Nesse sentido é mister que o discurso hegemônico da racionalidade econômica dê
lugar a uma nova ética de racionalidade ambiental, na qual o homem não seja visto
169
como mais um componente do custo de produção, mas, sim, dentro do complexo
que representa, de conhecimento, valores, individuais e de toda a sua coletividade,
com suas crenças, histórias, valores e criatividade.
Tão importante quanto a tutela do ecossistema, da Amazônia ou do
globo terrestre, é a tutela do ser humano, pois afinal é ele o destinatário de todo o
esforço produtivo. É para o homem que bens, serviços e tecnologia são produzidos,
o que só é possível a partir de uma visão de economia além da linguagem de
mercado, ou seja, é preciso a visão de uma ecossocioeconomia .
Assim, se a Constituição Federal garante a todos o direito ao meio
ambiente ecologicamente equilibrado, essencial à sadia qualidade de vida, e impõe
ao Poder Público e à coletividade o dever de defendê-lo e preservá-lo para as
presentes e futuras gerações (art. 225, caput), está estendendo a todos, tanto o
direito quanto o dever, e esse dever não tem como destinatário só o Estado, mas
toda a coletividade, incluindo aí, obviamente, as empresas.
Imaginar que se está dando efetividade aos valores fundamentais da
cidadania, da dignidade da pessoa humana e do valor social do trabalho sem que se
garanta um meio ambiente do trabalho sadio é não realizar referidos comandos.
Nesse quadro, é impossível não se vislumbrar que as empresas assumiram papel de
relevo na sociedade, e que por meio do trabalho as pessoas se realizam, sentem
que são cidadãs, sentem que possuem valor, sentem-se dignas. Por essa razão a
tutela do meio ambiente do trabalho, direito difuso fundamental, deve ser efetivada
com políticas públicas pelo Estado, que visem ao tratamento adequado do mesmo,
como única forma de realizar os valores fundamentais que a própria Constituição, já
em seu preâmbulo, elegeu: sociedade igual, justa e fraterna.

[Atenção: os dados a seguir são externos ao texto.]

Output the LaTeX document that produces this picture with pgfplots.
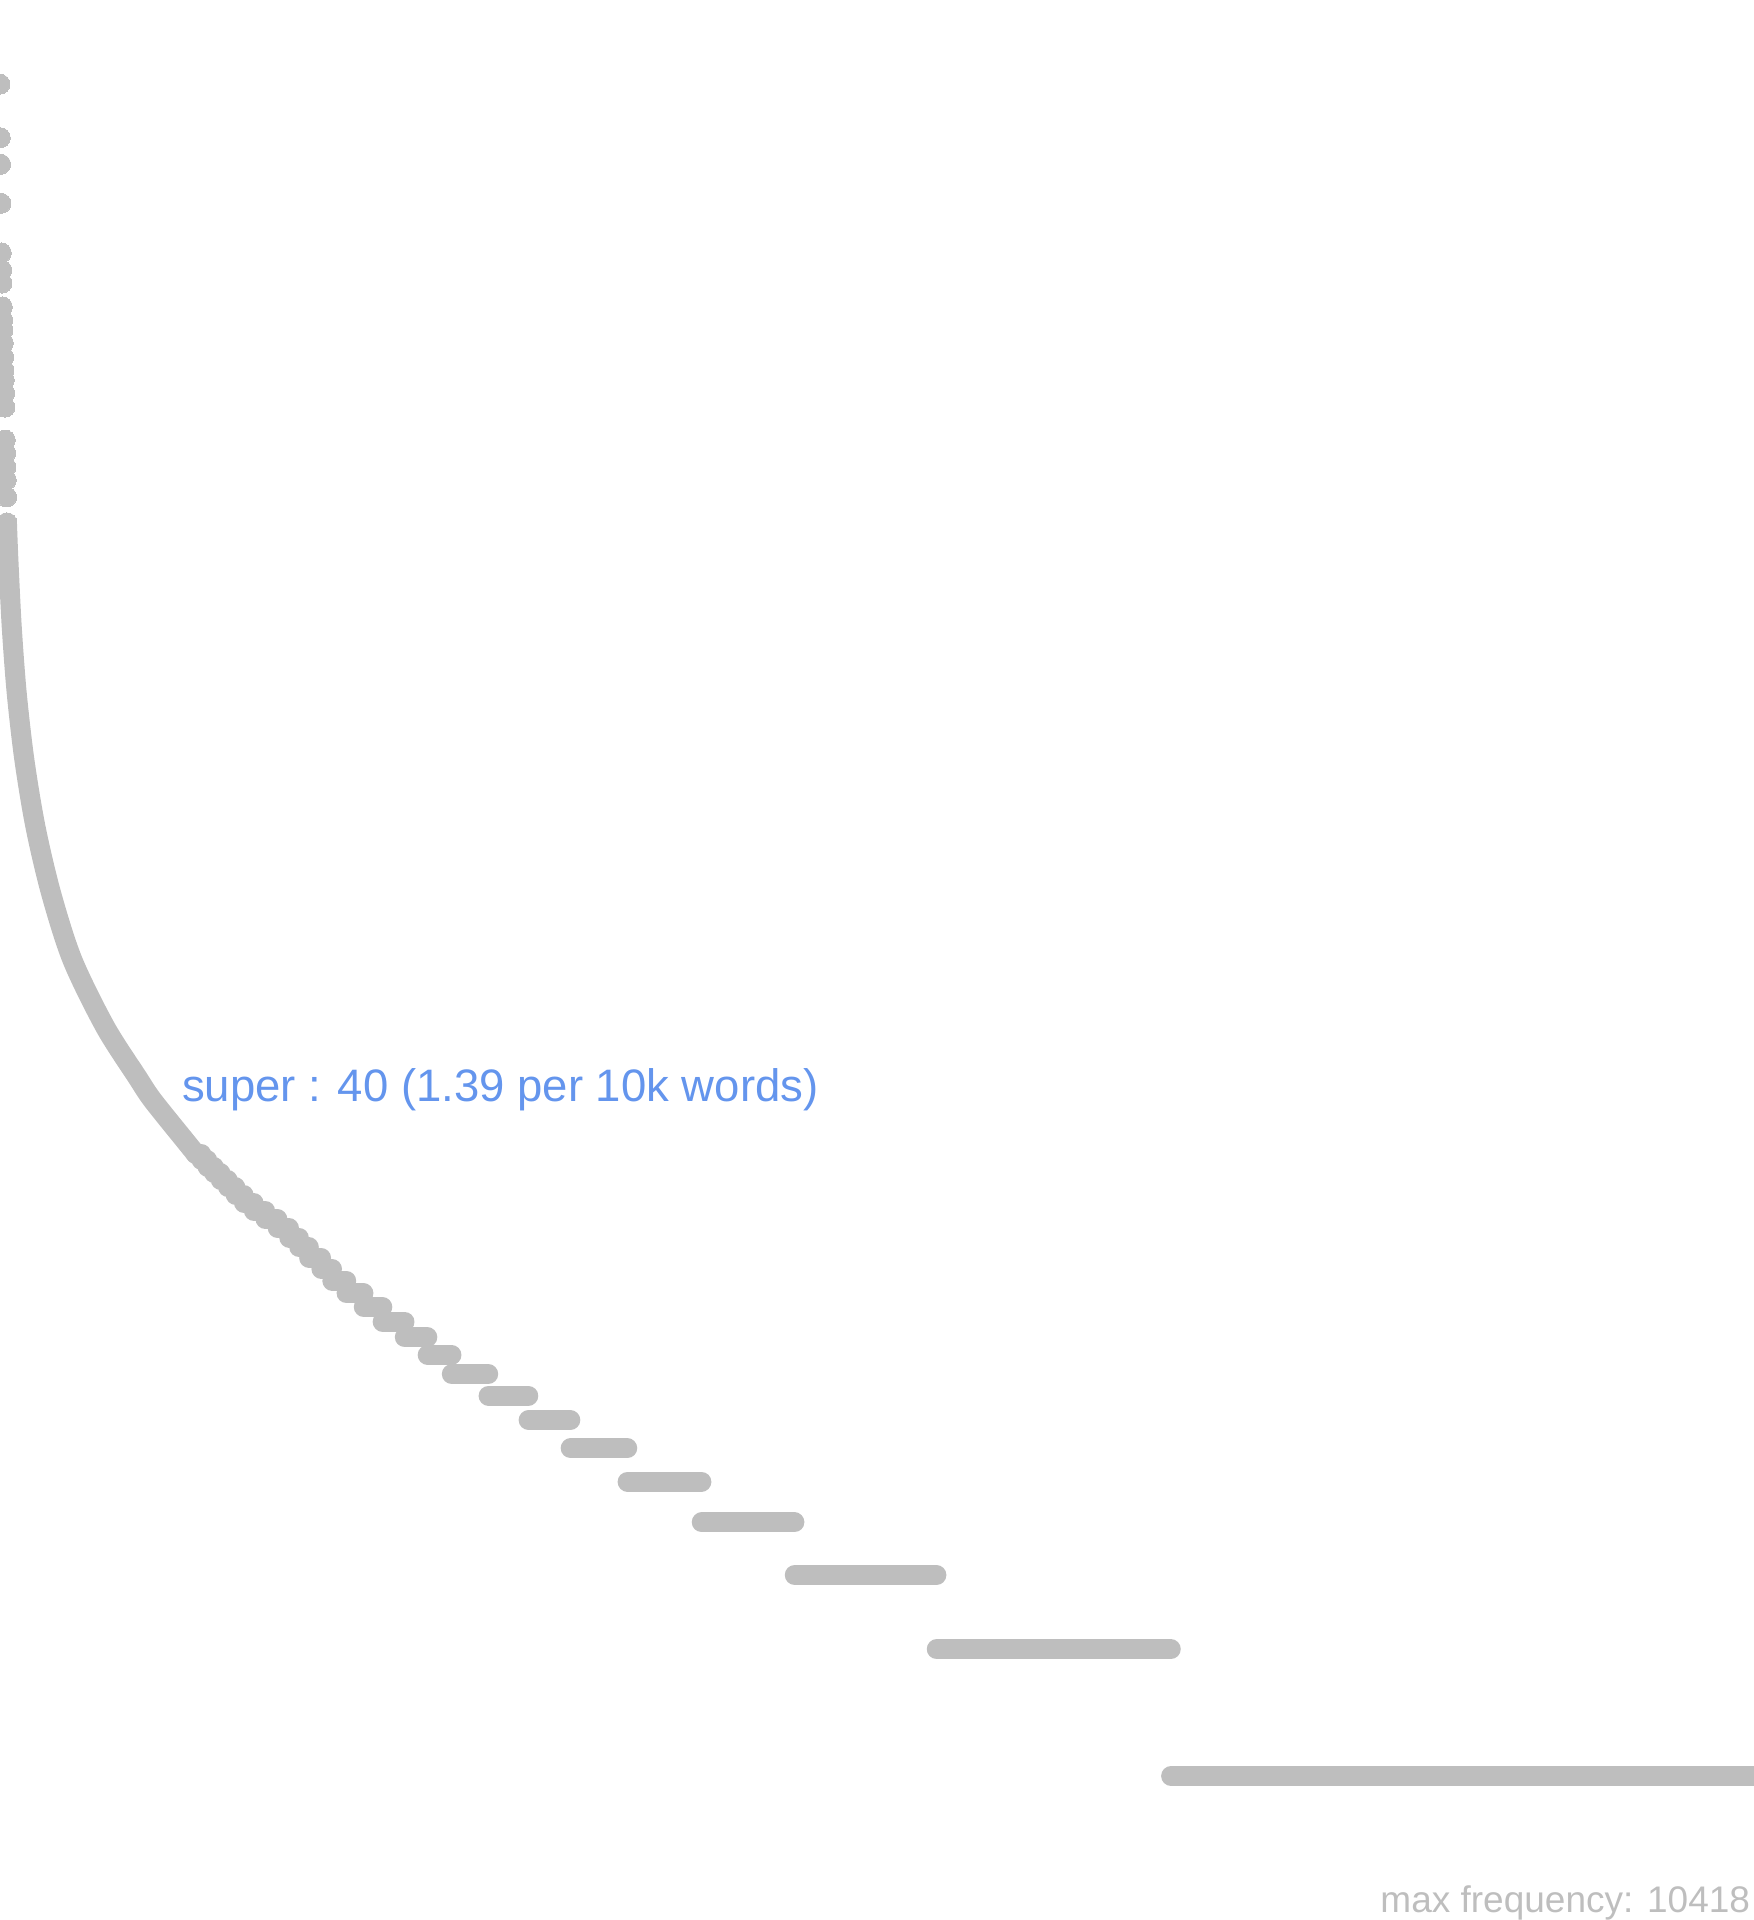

A sustentabilidade do empreendimento deve ser focada não só pela
visão globalizante de produção, competição em escala mundial, produtividade e
competitividade global, linguagem racional econômica que domina os dias atuais,
mas também numa visão de endo-sustentabilidade, que privilegie o capital humano
como algo indispensável ao processo produtivo e para quem todo o esforço humano
é direcionado. Os riscos à sustentabilidade empresarial, ainda que sob o enfoque
exclusivamente econômico, são enormes, já que a tendência é a de adoção de sua
responsabilização civil objetiva aos danos causados aos seus empregados e à
sociedade, relacionados à poluição do meio ambiente do trabalho, cujas cifras têm
170
atingido patamares elevadíssimos, sejam nos dissídios individuais, sejam em ações
coletivas.
Se é através do trabalho que a maior parte da humanidade têm
acesso aos bens de consumo e serviços, ele deve propiciar a essas pessoas
condições mínimas de que a sua inclusão social se dê de tal forma a lhe reconhecer
a dignidade como pessoa humana e a lhe conferir a desejada cidadania. Se o
trabalho é tão fundamental para a sociedade contemporânea, ele deve ser tutelado e
receber igual ou maior proteção que o meio ambiente natural tem recebido, e isso só
pode ser atingido com a efetiva participação dos agentes sociais e da
conscientização do meio empresarial da necessidade de mudança de rumo, do
rompimento do paradigma neoliberal para uma visão mais humana, pela qual o
homem passe a ser a medida de todas as coisas . Por essa razão é que as
empresas devem cumprir a função social que lhes é exigida quando da criação, da
manutenção e no desenvolvimento de um meio ambiente do trabalho sadio às
presentes e futuras gerações de trabalhadores e a toda sociedade.